Polacy nie mieli zbyt wielu problemów, imponowali zwłaszcza serwisem (zdobyli w ten sposób 13 punktów). W pierwszym secie na drugiej przerwie technicznej prowadzili do jedenastu, a seta wygrali po ataku Bartosza Kurka, oddając rywalom jedynie 15 punktów. W drugiej partii było nieco trudniej. Z początku rywale popełniali wiele prostych błędów, a Polacy je wykorzystywali. Przydarzył im się jednak słabszy epizod. Na drugiej przerwie technicznej prowadzili 16:10, by niedługo potem prowadzić już tylko 19:16. Partię zakończyli dopiero po trzeciej piłce setowej (do 22). W trzecim secie Polacy momentami wręcz bawili się z rywalami, wiedząc, że nic nie zabierze im zwycięstwa. Znowu wykorzystali dopiero trzecią piłkę setową i wygrali do 17. Najlepszym zawodnikiem meczu został Bartosz Kurek.
Rewanż na Australijczykach za porażkę na olimpiadzie w Londynie sprzed trzech lat (1:3) okazał się udany. Przed kluczowymi spotkaniami Polacy zagrali jedno z lepszych spotkań - choć ze słabym rywalem - i rozprawili się z nim bardzo szybko (w nieco ponad godzinę), co jest ważne dla regeneracji.

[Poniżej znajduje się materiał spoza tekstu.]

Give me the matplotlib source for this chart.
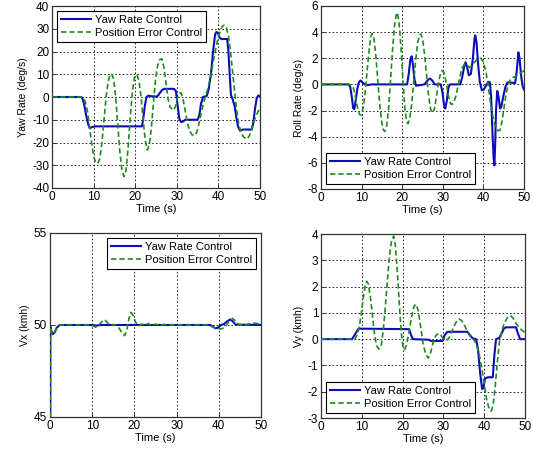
import matplotlib
matplotlib.use("Agg")
import matplotlib.pyplot as plt

plt.rcParams['font.family'] = ['Liberation Sans', 'DejaVu Sans']
plt.rcParams['font.size'] = 8
plt.rcParams['axes.unicode_minus'] = False

# ---- Yaw rate (deg/s) ----
yaw_t_yrc = [0, 7, 7.3, 7.7, 8.2, 8.7, 9.1, 9.6, 10.5, 21.6, 21.9, 22.3, 22.7, 23.2, 24, 25.3,
             25.8, 26.4, 27, 29.3, 29.8, 30.2, 30.6, 31, 31.5, 32, 35, 35.4, 35.8, 36.3, 37.2,
             37.6, 38.2, 38.7, 39.2, 39.5, 39.9, 40.3, 40.7, 42.1, 42.4, 42.7, 43, 43.4, 43.9,
             44.3, 44.7, 45.2, 45.8, 48, 48.4, 48.8, 49.2, 49.6, 50]
yaw_v_yrc = [0, 0, -0.5, -3, -8, -12, -13.8, -13.2, -12.9, -12.9, -10, -4, 0, 0.6, 0.3, 0.2,
             1.5, 3, 3.6, 3.6, 2.5, -4, -9.5, -11, -10.8, -10, -10, -8, -3, 0, 0.5,
             3, 10, 20, 27.5, 28.6, 28, 26, 25.5, 25.5, 20, 10, 1, -1, -4,
             -9, -13, -14.8, -14.3, -14.3, -11, -5, -0.5, 0.7, 0.2]
yaw_t_pec = [0, 7, 7.5, 8, 8.5, 9, 9.5, 10, 10.5, 11, 11.5, 12, 12.5, 13, 13.5, 14, 14.3, 14.8,
             15.3, 15.8, 16.3, 16.8, 17.3, 17.8, 18.3, 18.8, 19.3, 19.8, 20.4, 20.9, 21.4,
             21.9, 22.4, 22.9, 23.4, 23.9, 24.4, 24.9, 25.4, 25.9, 26.4, 26.9, 27.4, 27.9,
             28.4, 29.2, 29.7, 30.2, 30.6, 31, 31.5, 32, 32.5, 33, 33.6, 34.2, 34.8, 35.4,
             36, 36.5, 37, 37.5, 38, 38.5, 39, 39.5, 40, 40.5, 41, 41.4, 41.9, 42.4, 42.9,
             43.4, 43.9, 44.4, 44.9, 45.4, 46, 46.7, 47.3, 47.9, 48.5, 49, 49.5, 50]
yaw_v_pec = [0, 0, -0.3, -2, -6, -13, -20, -26, -28.8, -29.2, -27, -20, -10, 0, 7, 10, 10.2, 8,
             0, -12, -24, -32, -35, -32, -22, -9, 2, 8.5, 10, 7, 0,
             -10, -19, -23.3, -21, -13, -2, 8, 14, 16.5, 16.8, 13, 6, -1,
             -4.5, -5.8, -4, 0, 1.7, 1.8, -1, -6, -11, -14.5, -16.5, -17, -15.5, -11,
             -6, -2, 1, 4, 8, 13, 18, 22.5, 26.5, 29.5, 31.2, 31.6, 30.5, 27, 20,
             11, 2, -6, -12, -15.5, -17.5, -18.5, -17.5, -15, -11, -8.5, -6.5, -4.5]

# ---- Roll rate (deg/s) ----
roll_t_yrc = [0, 6.8, 7.2, 7.6, 7.9, 8.2, 8.5, 8.9, 9.3, 9.7, 10.2, 10.8, 11.5, 12.5, 21.2,
              21.6, 22.0, 22.3, 22.6, 23.0, 23.4, 24.5, 25.5, 26.2, 26.8, 27.4, 28, 29.5,
              29.9, 30.3, 30.6, 31, 31.4, 31.8, 34.3, 34.8, 35.3, 35.6, 36, 36.4, 36.9,
              37.4, 37.8, 38.0, 38.3, 38.7, 39.1, 39.6, 40.1, 40.6, 41.2, 41.6, 41.9,
              42.2, 42.5, 42.7, 42.9, 43.1, 43.4, 43.7, 44.1, 44.4, 44.9, 45.4, 45.9,
              46.5, 47.8, 48.2, 48.6, 48.9, 49.3, 49.7, 50]
roll_v_yrc = [0, 0, -0.2, -1.0, -1.8, -1.9, -1.3, -0.4, 0.15, 0.3, 0.15, 0.0, -0.05, 0.0, 0.0,
              0.8, 1.9, 2.15, 1.6, 0.4, -0.1, -0.05, 0.0, 0.3, 0.45, 0.3, 0.0, 0.0,
              -0.6, -1.6, -1.85, -1.2, -0.2, 0.0, 0.0, 0.6, 1.45, 1.7, 1.3, 0.7, 0.8,
              2.0, 3.5, 3.75, 3.2, 1.5, 0.2, -0.45, -0.4, -0.1, 0.2, 0.15, -1.0,
              -3.5, -5.6, -6.2, -4.5, -2.0, -0.5, -0.9, -1.85, -1.7, -0.9, -0.2, 0.15,
              0.15, 0.1, 1.0, 2.45, 2.0, 0.6, -0.2, -0.4]
roll_t_pec = [0, 7, 7.5, 8, 8.5, 9, 9.5, 9.9, 10.4, 10.9, 11.4, 11.9, 12.3, 12.6, 13, 13.5, 14,
              14.5, 15, 15.4, 15.7, 16.1, 16.6, 17.1, 17.6, 18.1, 18.5, 18.8, 19.2, 19.7,
              20.2, 20.7, 21.1, 21.4, 21.8, 22.3, 22.8, 23.3, 23.8, 24.3, 24.6, 25, 25.5,
              26, 26.5, 27, 27.4, 27.9, 28.4, 28.9, 29.4, 29.8, 30.3, 30.8, 31.3, 31.8,
              32.2, 32.7, 33.2, 33.7, 34.2, 34.8, 35.4, 36, 36.6, 37.2, 37.8, 38.5, 39.4,
              40, 40.6, 41.2, 41.8, 42.4, 43, 43.6, 44.1, 44.6, 45.1, 45.6, 46.1, 46.7,
              47.3, 47.9, 48.5, 49.2, 50]
roll_v_pec = [0, 0, -0.05, -0.3, -1.0, -1.8, -2.3, -2.35, -1.8, -0.5, 1.2, 2.8, 3.7, 3.9, 3.6, 2.2, 0.2,
              -1.7, -3.0, -3.5, -3.6, -3.3, -2.0, 0.2, 2.6, 4.5, 5.3, 5.5, 4.8, 2.8,
              0.2, -2.0, -2.8, -3.0, -2.7, -1.6, 0.1, 1.8, 3.2, 3.8, 3.85, 3.5, 2.3,
              0.7, -0.9, -1.9, -2.2, -1.9, -1.0, 0.1, 0.8, 1.05, 0.9, 0.2, -0.8, -1.4,
              -1.55, -1.4, -0.9, -0.2, 0.6, 1.3, 1.55, 1.45, 1.3, 1.45, 1.7, 1.95, 2.0,
              1.7, 1.0, -0.2, -1.5, -2.6, -3.3, -3.55, -3.5, -2.8, -1.7, -0.7, 0.0, 0.4,
              0.55, 0.6, 0.75, 0.9, 1.05]

# ---- Longitudinal speed Vx (km/h) ----
vx_t_yrc = [0, 0.08, 0.4, 0.7, 1.1, 1.6, 2.3, 10, 11, 12, 38, 38.5, 39.2, 39.8, 40.5, 41.2,
            42, 42.7, 43.3, 44, 50]
vx_v_yrc = [0, 49.9, 49.6, 49.5, 49.6, 49.85, 50.0, 50.0, 49.97, 50.0, 50.0, 49.92, 49.82,
            49.85, 50.0, 50.05, 50.2, 50.3, 50.2, 50.02, 50.0]
vx_t_pec = [0, 0.08, 0.4, 0.7, 1.1, 1.6, 2.3, 9.5, 10.2, 10.8, 11.4, 12.2, 12.9, 13.5, 14.2,
            15.5, 16.3, 17.0, 17.7, 18.2, 18.7, 19.2, 19.7, 20.3, 21, 21.8, 22.5, 23.3, 24,
            25, 26, 27, 28, 30, 32, 34, 37, 38, 39, 40, 40.8, 41.5, 42.3, 43.3, 44, 44.8,
            46, 47, 48.5, 50]
vx_v_pec = [0, 49.9, 49.6, 49.5, 49.6, 49.85, 50.0, 50.0, 49.95, 49.88, 49.95, 50.15, 50.3,
            50.15, 50.0, 50.0, 49.85, 49.6, 49.42, 49.7, 50.35, 50.68, 50.5, 50.15, 49.95,
            50.05, 49.98, 50.08, 49.95, 50.05, 49.97, 50.03, 49.98, 50.02, 49.98, 50.0,
            50.0, 49.95, 49.85, 49.78, 49.8, 49.9, 50.15, 50.35, 50.2, 50.02, 49.98, 50.05,
            50.1, 50.05]

# ---- Lateral speed Vy (km/h) ----
vy_t_yrc = [0, 7.6, 8.4, 9.2, 21.6, 22.1, 22.5, 26.3, 27, 29.8, 30.3, 31, 35.9, 36.5, 37.2,
            38, 38.5, 39, 39.5, 39.8, 40.2, 40.9, 42.1, 42.5, 42.9, 43.7, 44.2, 44.8, 45.3,
            47.8, 48.3, 48.8, 50]
vy_v_yrc = [0, 0, 0.2, 0.4, 0.38, 0.15, 0.0, -0.02, -0.07, -0.07, 0.15, 0.28, 0.28, 0.15, 0.03,
            0.0, -0.4, -1.3, -1.9, -1.85, -1.5, -1.45, -1.45, -0.6, 0.0, 0.05, 0.2, 0.4, 0.45,
            0.45, 0.2, 0.0, 0.0]
vy_t_pec = [0, 8.3, 8.8, 9.3, 9.8, 10.3, 10.8, 11.2, 11.6, 12.1, 12.6, 13.1, 13.6, 14.2, 14.8,
            15.3, 15.8, 16.3, 16.8, 17.3, 17.8, 18.2, 18.7, 19.2, 19.7, 20.1, 20.5, 21, 21.6,
            22.2, 22.8, 23.3, 23.8, 24.4, 25, 25.6, 26.3, 26.9, 27.6, 28.2, 28.8, 29.4, 30,
            30.7, 31.4, 32.2, 33, 33.8, 34.4, 35.1, 35.8, 36.6, 37.4, 38.1, 38.8, 39.4, 40,
            40.6, 41.2, 41.7, 42.2, 42.7, 43.2, 43.7, 44.3, 44.9, 45.6, 46.4, 47.1, 47.8,
            48.5, 49.2, 50]
vy_v_pec = [0, 0, 0.15, 0.4, 0.9, 1.5, 2.0, 2.2, 2.1, 1.6, 0.9, 0.2, -0.25, -0.38, -0.2,
            0.4, 1.3, 2.3, 3.2, 3.75, 3.92, 3.6, 2.6, 1.3, 0.2, -0.3, -0.4, -0.2, 0.3,
            0.85, 1.25, 1.33, 1.1, 0.5, -0.15, -0.55, -0.72, -0.5, -0.05, 0.15, 0.22, 0.15, 0.0,
            -0.05, 0.05, 0.35, 0.62, 0.77, 0.72, 0.55, 0.3, 0.1, 0.0, -0.2, -0.6, -1.1, -1.7,
            -2.3, -2.65, -2.74, -2.5, -1.8, -0.9, -0.15, 0.3, 0.6, 0.8, 0.9, 0.8, 0.6,
            0.45, 0.35, 0.25]

series_names = ["Yaw Rate Control", "Position Error Control"]
x_label = "Time (s)"
x_ticks = [0, 10, 20, 30, 40, 50]

BLUE = "#0c0cbc"
GREEN = "#1f8a1f"
FRAME = "#333333"

fig = plt.figure(figsize=(5.33, 4.49), dpi=100)

panels = [
    # (axes rect, y label, y ticks, y limits, legend location, data)
    ([0.0976, 0.5813, 0.3903, 0.4053], "Yaw Rate (deg/s)", list(range(-40, 41, 10)), (-40, 40),
     "upper left", (yaw_t_yrc, yaw_v_yrc, yaw_t_pec, yaw_v_pec)),
    ([0.6023, 0.5791, 0.3809, 0.4076], "Roll Rate (deg/s)", list(range(-8, 7, 2)), (-8, 6),
     "lower left", (roll_t_yrc, roll_v_yrc, roll_t_pec, roll_v_pec)),
    ([0.0938, 0.0713, 0.3959, 0.4098], "Vx (kmh)", [45, 50, 55], (45, 55),
     "upper right", (vx_t_yrc, vx_v_yrc, vx_t_pec, vx_v_pec)),
    ([0.6023, 0.0690, 0.3827, 0.4098], "Vy (kmh)", list(range(-3, 5, 1)), (-3, 4),
     "lower left", (vy_t_yrc, vy_v_yrc, vy_t_pec, vy_v_pec)),
]

for rect, ylab, yticks, ylim, loc, (t1, v1, t2, v2) in panels:
    ax = fig.add_axes(rect)
    ax.plot(t1, v1, color=BLUE, lw=1.5, label=series_names[0], zorder=3)
    ax.plot(t2, v2, color=GREEN, lw=1.2, linestyle=(0, (3.2, 1.8)),
            label=series_names[1], zorder=4)
    ax.set_xlim(0, 50)
    ax.set_ylim(*ylim)
    ax.set_xticks(x_ticks)
    ax.set_yticks(yticks)
    ax.grid(True, color="#222222", linestyle=(0, (1.6, 2.2)), linewidth=0.7)
    ax.set_axisbelow(True)
    for s in ax.spines.values():
        s.set_color(FRAME)
        s.set_linewidth(0.9)
    ax.tick_params(direction="in", length=3, width=0.7, colors=FRAME,
                   labelcolor="black", labelsize=8.5, pad=2)
    ax.set_xlabel(x_label, fontsize=8, labelpad=1)
    ax.set_ylabel(ylab, fontsize=7.5, labelpad=3)
    leg = ax.legend(loc=loc, fontsize=8, frameon=True, fancybox=False,
                    edgecolor="black", framealpha=1, handlelength=2.7,
                    borderpad=0.35, labelspacing=0.25, handletextpad=0.4,
                    borderaxespad=0.45)
    leg.get_frame().set_linewidth(0.8)

fig.savefig("out.png", dpi=100)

Polska nadal zajmuje drugie miejsce w tabeli (23 punkty). Traci jeden punkt do prowadzącego USA. O dwa czołowe miejsca - dają awans na przyszłoroczne igrzyska olimpijskie w Rio de Janeiro - powalczą jeszcze Włosi oraz Rosjanie (po 21 pkt). W sobotę i niedzielę siatkarze będą odpoczywać. W poniedziałek rozpocznie się trzecia faza turnieju. W niej dojdzie do starć faworytów. Polacy na początek zagrają z USA (10:10), następnie z Japonią (7:15) oraz na koniec z Włochami (3:30). Te mecze rozstrzygną, kto awansuje na olimpiadę.